## begin Data shown
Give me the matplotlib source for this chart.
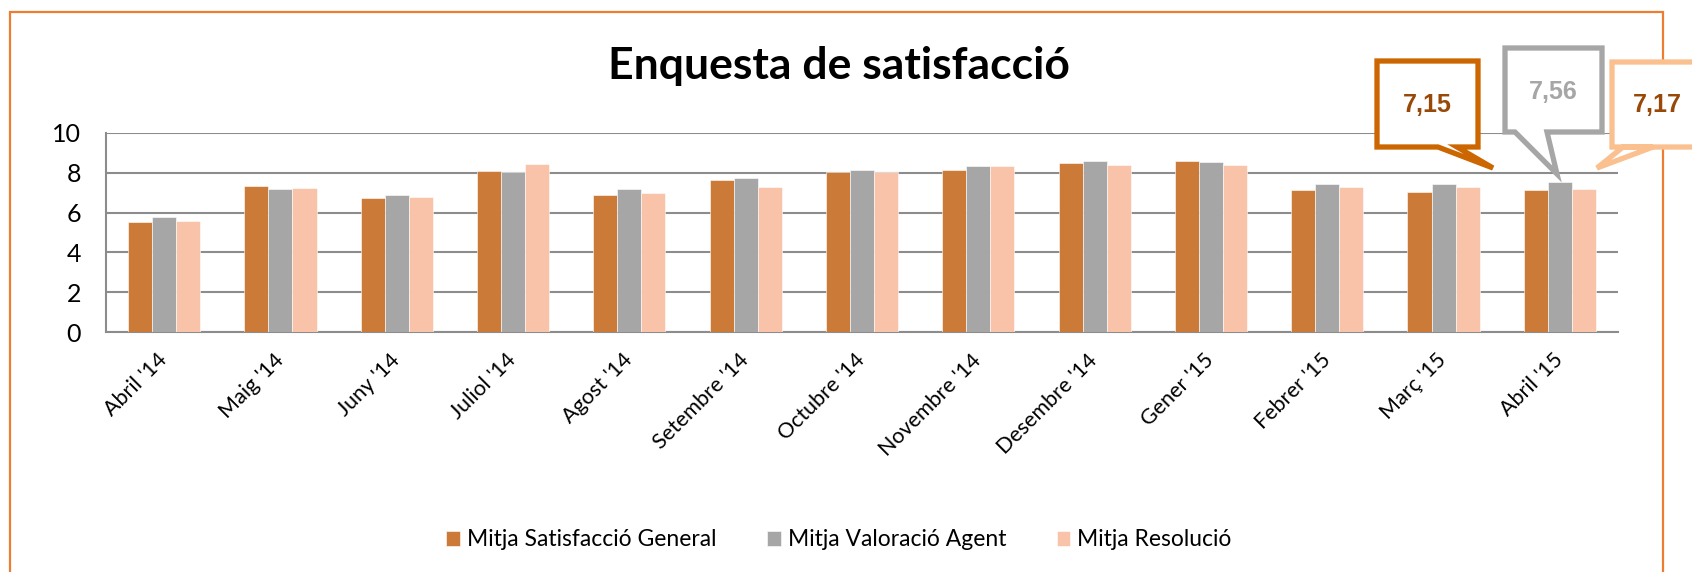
import matplotlib.pyplot as plt
import numpy as np
from matplotlib.patches import Polygon, Rectangle

# Dades
mesos = ["Abril '14", "Maig '14", "Juny '14", "Juliol '14", "Agost '14", "Setembre '14",
         "Octubre '14", "Novembre '14", "Desembre '14", "Gener '15", "Febrer '15",
         "Març '15", "Abril '15"]
satisfaccio = [5.54, 7.34, 6.72, 8.11, 6.88, 7.65, 8.06, 8.14, 8.49, 8.58, 7.12, 7.04, 7.15]
agent = [5.76, 7.19, 6.90, 8.04, 7.17, 7.76, 8.16, 8.32, 8.59, 8.56, 7.45, 7.44, 7.56]
resolucio = [5.58, 7.24, 6.80, 8.43, 6.98, 7.30, 8.06, 8.34, 8.39, 8.41, 7.27, 7.30, 7.17]
series_noms = ['Mitja Satisfacció General', 'Mitja Valoració Agent', 'Mitja Resolució']
colors = ['#CB7A38', '#A6A6A6', '#F8C3A8']

plt.rcParams['font.family'] = ['Lato', 'DejaVu Sans']

W, H = 1692, 572
fig = plt.figure(figsize=(W / 100, H / 100), dpi=100)
ax = fig.add_axes([106 / W, 1 - 332 / H, (1618 - 106) / W, (332 - 133) / H])

x = np.arange(len(mesos))
amplada = 0.207
for i, (vals, nom, col) in enumerate(zip([satisfaccio, agent, resolucio], series_noms, colors)):
    ax.bar(x + (i - 1) * amplada, vals, width=amplada, color=col, label=nom,
           edgecolor='white', linewidth=0.4, zorder=3)

ax.set_xlim(-0.5, len(mesos) - 0.5)
ax.set_ylim(0, 10)
ax.set_yticks(range(0, 11, 2))
ax.yaxis.grid(True, color='#8C8C8C', linewidth=1.5, zorder=0)
ax.set_axisbelow(True)
for s in ['top', 'right']:
    ax.spines[s].set_visible(False)
ax.spines['left'].set_color('#8C8C8C')
ax.spines['bottom'].set_color('#8C8C8C')
ax.spines['left'].set_linewidth(1.5)
ax.spines['bottom'].set_linewidth(1.5)
ax.tick_params(axis='both', length=0)
ax.tick_params(axis='y', pad=18, labelsize=18)
ax.set_xticks(x)
ax.set_xticklabels(mesos, rotation=45, ha='right', va='center', rotation_mode='anchor',
                   fontsize=15.5)
ax.tick_params(axis='x', pad=18)

# Títol
fig.text(839 / W, 1 - 79 / H, 'Enquesta de satisfacció', ha='center', va='baseline',
         fontsize=32, fontweight='bold')

# Llegenda
fig.legend(loc='center', bbox_to_anchor=(839 / W, 1 - 540 / H), ncol=3, frameon=False,
           fontsize=16.5, handlelength=0.6, handleheight=0.6, handletextpad=0.3,
           columnspacing=2.2)

# Marc exterior
fig.add_artist(Rectangle((10 / W, -0.1), (1663 - 10) / W, 1.1 - 12 / H,
                         transform=fig.transFigure, fill=False, edgecolor='#ED7D31',
                         linewidth=1.6, clip_on=False))


def bocadillo(L, R, T, B, x1, x2, tip, color):
    pts = [(L, T), (R, T), (R, B), (x2, B), tip, (x1, B), (L, B)]
    pts = [(px / W, 1 - py / H) for px, py in pts]
    fig.add_artist(Polygon(pts, closed=True, transform=fig.transFigure, facecolor='white',
                           edgecolor=color, linewidth=3.8, joinstyle='miter', clip_on=False))


bocadillo(1377, 1478, 61, 147, 1438, 1457, (1493, 168), '#CC6600')
bocadillo(1505, 1602, 48, 132, 1515, 1547, (1557, 174), '#A6A6A6')
bocadillo(1612, 1760, 62, 147, 1653, 1623, (1597, 168), '#FAC090')

etiq = lambda v: f'{v:.2f}'.replace('.', ',')
fig.text(1427 / W, 1 - 105 / H, etiq(satisfaccio[-1]), ha='center', va='center',
         fontsize=18, fontweight='bold', color='#984807', family='Liberation Sans')
fig.text(1553 / W, 1 - 92 / H, etiq(agent[-1]), ha='center', va='center',
         fontsize=18, fontweight='bold', color='#A6A6A6', family='Liberation Sans')
fig.text(1657 / W, 1 - 105 / H, etiq(resolucio[-1]), ha='center', va='center',
         fontsize=18, fontweight='bold', color='#984807', family='Liberation Sans')

fig.savefig('out.png', dpi=100)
## end Data shown
## Task
Make an exact copy of all the material, but keep the pictures out of it.

## Result for this task
Give me the matplotlib source for this chart.
import matplotlib.pyplot as plt
import numpy as np
from matplotlib.patches import Polygon, Rectangle

# Dades
mesos = ["Abril '14", "Maig '14", "Juny '14", "Juliol '14", "Agost '14", "Setembre '14",
         "Octubre '14", "Novembre '14", "Desembre '14", "Gener '15", "Febrer '15",
         "Març '15", "Abril '15"]
satisfaccio = [5.54, 7.34, 6.72, 8.11, 6.88, 7.65, 8.06, 8.14, 8.49, 8.58, 7.12, 7.04, 7.15]
agent = [5.76, 7.19, 6.90, 8.04, 7.17, 7.76, 8.16, 8.32, 8.59, 8.56, 7.45, 7.44, 7.56]
resolucio = [5.58, 7.24, 6.80, 8.43, 6.98, 7.30, 8.06, 8.34, 8.39, 8.41, 7.27, 7.30, 7.17]
series_noms = ['Mitja Satisfacció General', 'Mitja Valoració Agent', 'Mitja Resolució']
colors = ['#CB7A38', '#A6A6A6', '#F8C3A8']

plt.rcParams['font.family'] = ['Lato', 'DejaVu Sans']

W, H = 1692, 572
fig = plt.figure(figsize=(W / 100, H / 100), dpi=100)
ax = fig.add_axes([106 / W, 1 - 332 / H, (1618 - 106) / W, (332 - 133) / H])

x = np.arange(len(mesos))
amplada = 0.207
for i, (vals, nom, col) in enumerate(zip([satisfaccio, agent, resolucio], series_noms, colors)):
    ax.bar(x + (i - 1) * amplada, vals, width=amplada, color=col, label=nom,
           edgecolor='white', linewidth=0.4, zorder=3)

ax.set_xlim(-0.5, len(mesos) - 0.5)
ax.set_ylim(0, 10)
ax.set_yticks(range(0, 11, 2))
ax.yaxis.grid(True, color='#8C8C8C', linewidth=1.5, zorder=0)
ax.set_axisbelow(True)
for s in ['top', 'right']:
    ax.spines[s].set_visible(False)
ax.spines['left'].set_color('#8C8C8C')
ax.spines['bottom'].set_color('#8C8C8C')
ax.spines['left'].set_linewidth(1.5)
ax.spines['bottom'].set_linewidth(1.5)
ax.tick_params(axis='both', length=0)
ax.tick_params(axis='y', pad=18, labelsize=18)
ax.set_xticks(x)
ax.set_xticklabels(mesos, rotation=45, ha='right', va='center', rotation_mode='anchor',
                   fontsize=15.5)
ax.tick_params(axis='x', pad=18)

# Títol
fig.text(839 / W, 1 - 79 / H, 'Enquesta de satisfacció', ha='center', va='baseline',
         fontsize=32, fontweight='bold')

# Llegenda
fig.legend(loc='center', bbox_to_anchor=(839 / W, 1 - 540 / H), ncol=3, frameon=False,
           fontsize=16.5, handlelength=0.6, handleheight=0.6, handletextpad=0.3,
           columnspacing=2.2)

# Marc exterior
fig.add_artist(Rectangle((10 / W, -0.1), (1663 - 10) / W, 1.1 - 12 / H,
                         transform=fig.transFigure, fill=False, edgecolor='#ED7D31',
                         linewidth=1.6, clip_on=False))


def bocadillo(L, R, T, B, x1, x2, tip, color):
    pts = [(L, T), (R, T), (R, B), (x2, B), tip, (x1, B), (L, B)]
    pts = [(px / W, 1 - py / H) for px, py in pts]
    fig.add_artist(Polygon(pts, closed=True, transform=fig.transFigure, facecolor='white',
                           edgecolor=color, linewidth=3.8, joinstyle='miter', clip_on=False))


bocadillo(1377, 1478, 61, 147, 1438, 1457, (1493, 168), '#CC6600')
bocadillo(1505, 1602, 48, 132, 1515, 1547, (1557, 174), '#A6A6A6')
bocadillo(1612, 1760, 62, 147, 1653, 1623, (1597, 168), '#FAC090')

etiq = lambda v: f'{v:.2f}'.replace('.', ',')
fig.text(1427 / W, 1 - 105 / H, etiq(satisfaccio[-1]), ha='center', va='center',
         fontsize=18, fontweight='bold', color='#984807', family='Liberation Sans')
fig.text(1553 / W, 1 - 92 / H, etiq(agent[-1]), ha='center', va='center',
         fontsize=18, fontweight='bold', color='#A6A6A6', family='Liberation Sans')
fig.text(1657 / W, 1 - 105 / H, etiq(resolucio[-1]), ha='center', va='center',
         fontsize=18, fontweight='bold', color='#984807', family='Liberation Sans')

fig.savefig('out.png', dpi=100)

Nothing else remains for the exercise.